A flurry of personal and legal revelations battering Republican vice presidential nominee Sarah Palin yesterday raised new questions about Senator John McCain’s risky running mate pick.
Palin rocked the first day of the Republican National Convention on Monday by announcing that her 17-year-old unmarried daughter was pregnant, but that the girl would have the baby and marry the father.
It also emerged Palin had hired a lawyer to defend herself in a legislative probe into her alleged abuse of powers as Alaska governor and there were reports her husband Todd was arrested for drink driving more than 20 years ago.
PHOTO: EPA/ALASKA GOVERNOR’S OFFICE
Late on Monday, reports were also emerging that Palin had once been a member of the fringe Alaska Independence Party.
The revelations forced McCain’s camp to defend its vice presidential vetting operation of Palin, who was largely unknown nationally before the senator sent shockwaves through the political world by naming her last week.
McCain spokesman Tucker Bounds told CNN that McCain learned about the pregnancy of Bristol Palin during the vetting process before he chose her.

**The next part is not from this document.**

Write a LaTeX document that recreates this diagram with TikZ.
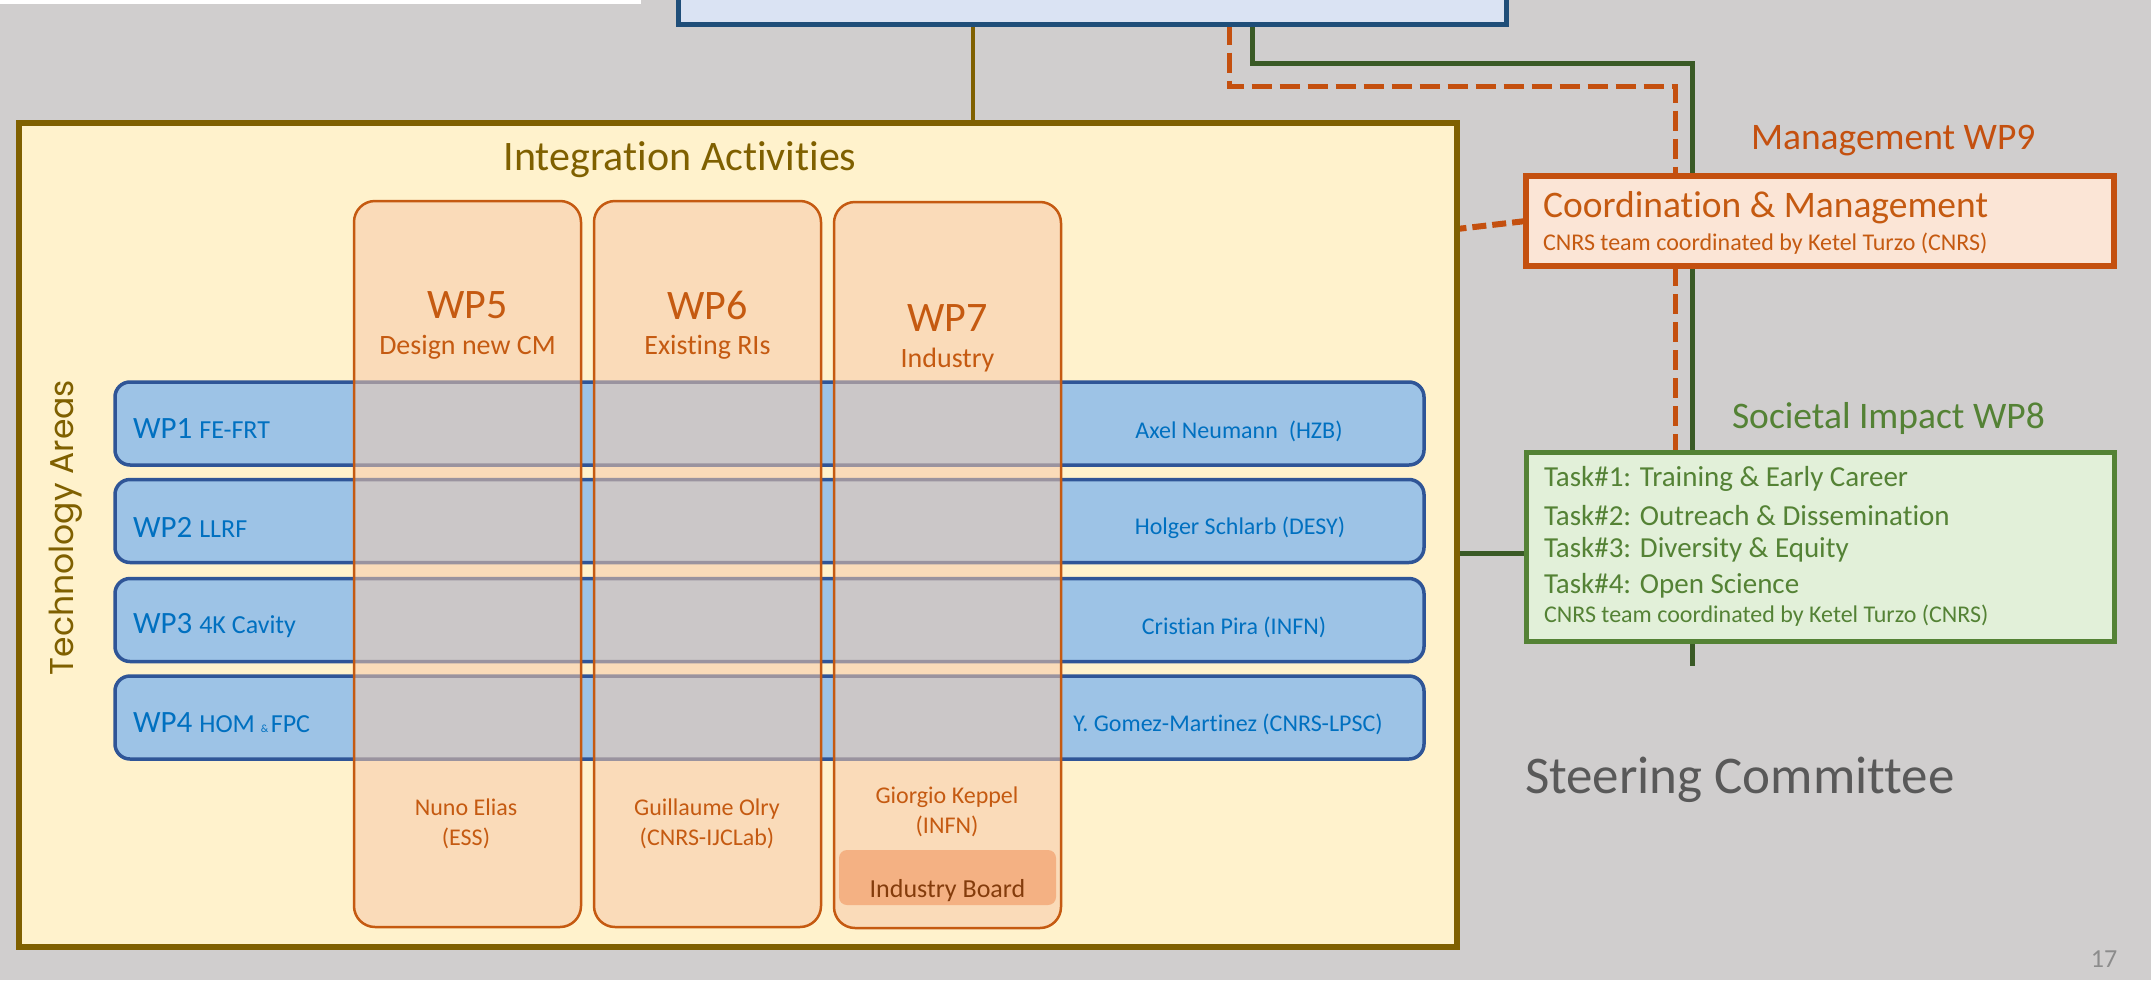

“He did not consider it a disqualifier,” Bounds said.
But questions about the thoroughness of the checks into Palin’s background were amplified by reports that a team of 12 Republican lawyers was heading to Alaska to perform extra scrutiny on Palin.
There was also fresh scrutiny into the so-called “trooper-gate” scandal in which Palin is accused of pressuring a police commissioner to fire a trooper who was divorced from her sister.
The governor has denied the allegations, describing them as “outrageous” and “false.”
The string of disclosures about Palin opened up the possibility that Democrats would further question her qualifications to serve as vice president and the judgment of McCain over her selection.